A Good Start

Start as you mean to go on. An apt phrase to run ones life by in these early January days. For me at the moment, that would mean a year of sneezing, snoozing, snot and handkerchief washing. Yes, that long awaited cold which I thought was going to rear its head on many occasions since the late summer finally took hold last Sunday and has laid me low for the past week.

Mercifully it waited till we had returned from our sojourn in The North, as the A1 signposts would have us say, and allowed me to wallow in misery in the cosy environs of our new home.
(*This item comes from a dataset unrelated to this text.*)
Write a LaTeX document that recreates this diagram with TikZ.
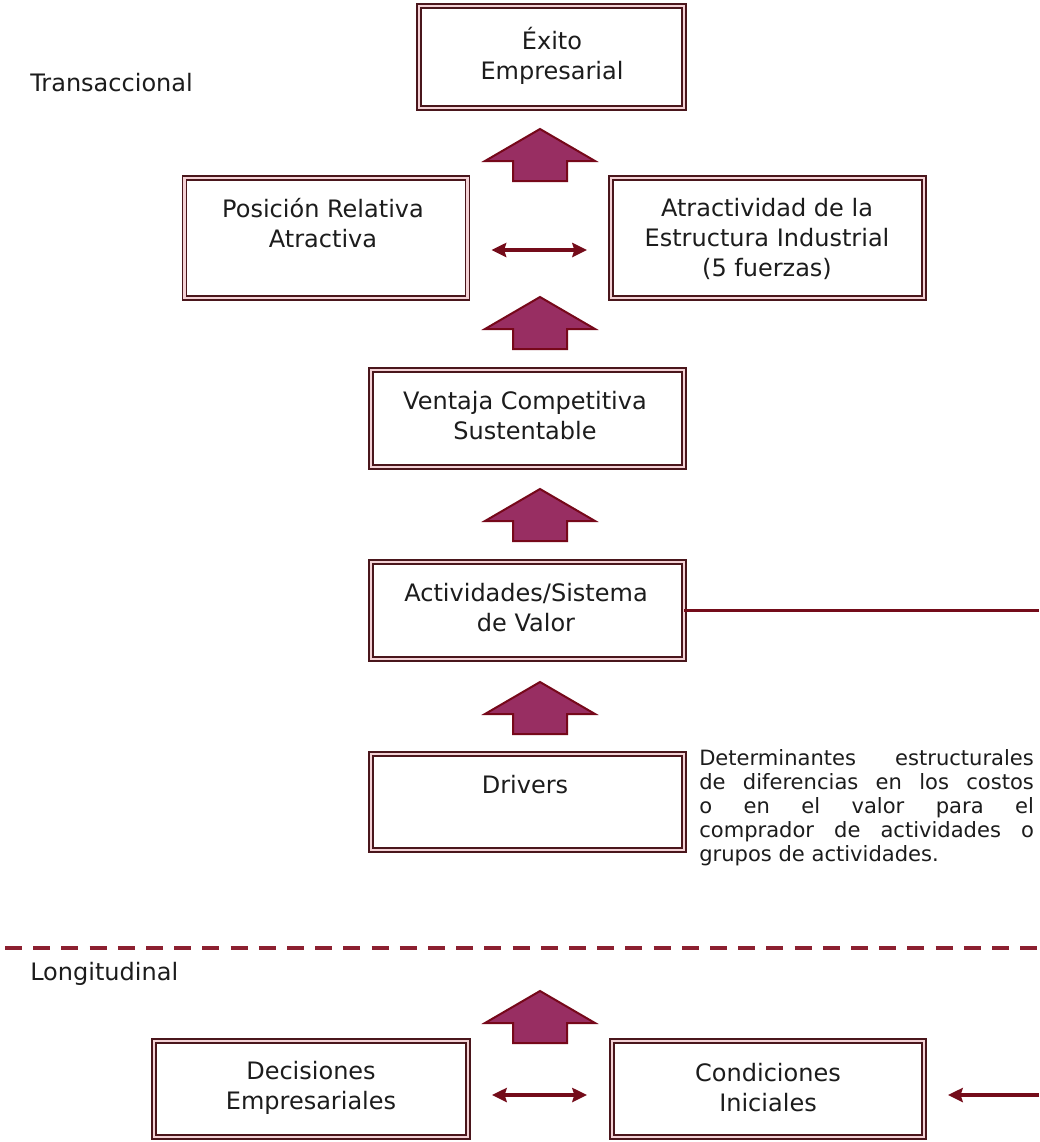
\documentclass[tikz,border=0pt]{standalone}
\usepackage{fontspec}
\setmainfont{DejaVu Sans}
\usetikzlibrary{arrows.meta}

\definecolor{boxline}{RGB}{74,22,28}
\definecolor{boxgap}{RGB}{244,210,214}
\definecolor{blockfill}{RGB}{152,46,98}
\definecolor{blockedge}{RGB}{118,8,26}
\definecolor{linkred}{RGB}{116,12,26}
\definecolor{dashred}{RGB}{140,32,48}
\definecolor{ink}{RGB}{28,28,28}

\begin{document}
\begin{tikzpicture}[x=0.75pt,y=-0.75pt,
  framebox/.style={draw=boxline, double=boxgap, double distance=2.2pt,
    line width=1.1pt, rectangle, inner sep=0pt, outer sep=0pt},
  boxtext/.style={align=center, inner sep=0pt, text=ink,
    font=\fontsize{18pt}{22.5pt}\selectfont},
  sidelabel/.style={anchor=base west, inner sep=0pt, text=ink,
    font=\fontsize{18pt}{22.5pt}\selectfont},
  link/.style={draw=linkred, line width=2.5pt},
  linktip/.tip={Stealth[length=11pt,width=10.5pt,inset=1.5pt]},
  uparrow/.pic={
    \draw[draw=blockedge, fill=blockfill, line width=1.5pt, line join=miter]
      (0,0) -- (55,32) -- (27,32) -- (27,52) -- (-27,52) -- (-27,32)
      -- (-55,32) -- cycle;
  }
]
\useasboundingbox (0,0) rectangle (1039,1142);
\fill[white] (0,0) rectangle (1039,1142);

% section labels
\node[sidelabel] (trans) at (30,91) {Transaccional};
\node[sidelabel] (longi) at (30,980) {Longitudinal};

% double framed boxes
\node[framebox, minimum width=265*0.75pt, minimum height=102*0.75pt] (exito) at (551.5,57) {};
\node[framebox, minimum width=283*0.75pt, minimum height=120*0.75pt] (pos) at (326,238) {};
\node[framebox, minimum width=313*0.75pt, minimum height=120*0.75pt] (atr) at (767.5,238) {};
\node[framebox, minimum width=313*0.75pt, minimum height=97*0.75pt] (vent) at (527.5,418.5) {};
\node[framebox, minimum width=313*0.75pt, minimum height=97*0.75pt] (act) at (527.5,610.5) {};
\node[framebox, minimum width=313*0.75pt, minimum height=96*0.75pt] (drv) at (527.5,802) {};
\node[framebox, minimum width=314*0.75pt, minimum height=96*0.75pt] (dec) at (311,1089) {};
\node[framebox, minimum width=312*0.75pt, minimum height=96*0.75pt] (cond) at (768,1089) {};

% box captions
\node[boxtext] (exitoT) at (552,55.5) {Éxito\\Empresarial};
\node[boxtext] (posT) at (323,223) {Posición Relativa\\Atractiva};
\node[boxtext] (atrT) at (767,238.5) {Atractividad de la\\Estructura Industrial\\(5 fuerzas)};
\node[boxtext] (ventT) at (525,415.5) {Ventaja Competitiva\\Sustentable};
\node[boxtext] (actT) at (526,607.5) {Actividades/Sistema\\de Valor};
\node[boxtext] (drvT) at (525,785) {Drivers};
\node[boxtext] (decT) at (311,1088) {Decisiones\\Empresariales};
\node[boxtext] (condT) at (768,1088) {Condiciones\\Iniciales};

% explanatory note beside the drivers
\node[anchor=north west, inner sep=0pt, align=left, text=ink,
  font=\fontsize{15.8pt}{18pt}\selectfont] (note) at (699,749)
  {\makebox[251pt][s]{Determinantes estructurales}\\
   \makebox[251pt][s]{de diferencias en los costos}\\
   \makebox[251pt][s]{o en el valor para el}\\
   \makebox[251pt][s]{comprador de actividades o}\\
   grupos de actividades.};

% block arrows between the levels
\pic (up1) at (540,129) {uparrow};
\pic (up2) at (540,297) {uparrow};
\pic (up3) at (540,489) {uparrow};
\pic (up4) at (540,682) {uparrow};
\pic (up5) at (540,991) {uparrow};

% two-way links
\draw[link, {linktip}-{linktip}, shorten <=24*0.75pt, shorten >=24*0.75pt]
  ([yshift=-9pt]pos.east) -- ([yshift=-9pt]atr.west);
\draw[link, {linktip}-{linktip}, shorten <=24*0.75pt, shorten >=25*0.75pt]
  ([yshift=-4.5pt]dec.east) -- ([yshift=-4.5pt]cond.west);

% feedback from the value system to the initial conditions
\coordinate (edgeA) at (1039,610.5);
\coordinate (edgeB) at (1039,1095);
\draw[link] (act.east) -- (edgeA);
\draw[link, -{linktip}, shorten >=24*0.75pt] (edgeB) -- ([yshift=-4.5pt]cond.east);

% divider between transactional and longitudinal levels
\coordinate (divL) at (5,948);
\coordinate (divR) at (1039,948);
\draw[dashred, line width=3pt, dash pattern=on 12.75pt off 8.4pt] (divL) -- (divR);
\end{tikzpicture}
\end{document}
The good thing is that after a days bed rest and a days sofa rest, it allowed me to use one whole day to finish the first draft of my new book "The Working Actor" which means that I've done something productive during the first week of the New Year. I'm a little superstitious like that. Thinking that the first day of the year will dictate how the rest of the year will follow. I used to be incredibly superstitious about how I spent New Year's Eve. If I didn't spend it at a hugely successful and riotously enjoyable party,  I was absolutely convinced the up-and-coming year would be a disaster. That was until one year in the late 1980s when I decided that a good quality dinner at home in Balham with an actor friend who was in a show at the Young Vic would be a perfectly acceptable way of welcoming the year. I prepared a great dinner for two, opened the wine to breathe and took a long hot soapy bath to await the arrival of my friend around 10 PM after his show had finished.

 I was disturbed from my bubble filled reverie by a phone call at just after eight. An obliging stage manager for the theatre told me that their show had been cancelled that evening and this meant that my friend had been able to catch the last train to Lancaster where his girlfriend was appearing in pantomime.  Two hundred miles to Lancaster just for a sight of Dick. Apologies et cetera but no suggestions as to what to do with my carefully pressed Salmon roulade. I lay in the bath, and soaked away. I then sat down and had a delicious three course dinner on my own, and even when another friend called in around 10 o'clock and invited me to a party down the road, I resisted the temptation. I saw in the New Year alone, rang my mother, and took to my bed, and the curse of  New Year's Eve has never been a problem since.

I'm thrilled now that I've managed to do something so productive during the first week. It's getting me into a good habit, and short of signing up for the next national tour of "The Sound of Music" or "Nunsense", it's the best way I know of doing it. If you haven't been working over Christmas, then the free time can start to be a nuisance. So getting into a good work habit  is an excellent thing to do.

Perhaps that habit is doing your accounts every week, rather than letting them build up until next January's tax return is due. Perhaps it's taking a long walk round the local park while learning a new speech on your headphones. Perhaps it's reading a new play each week. (Shameless Plug - My publishers Nick Hern Books have an absolutely fantastic selection to keep you going for many many more weeks than the next fifty two).  It certainly won't be a gym visit in my case, though it could be in yours, or it could be joining somewhere like The Actors Centre, or The So and So Arts Club to get yourself into the swim of things.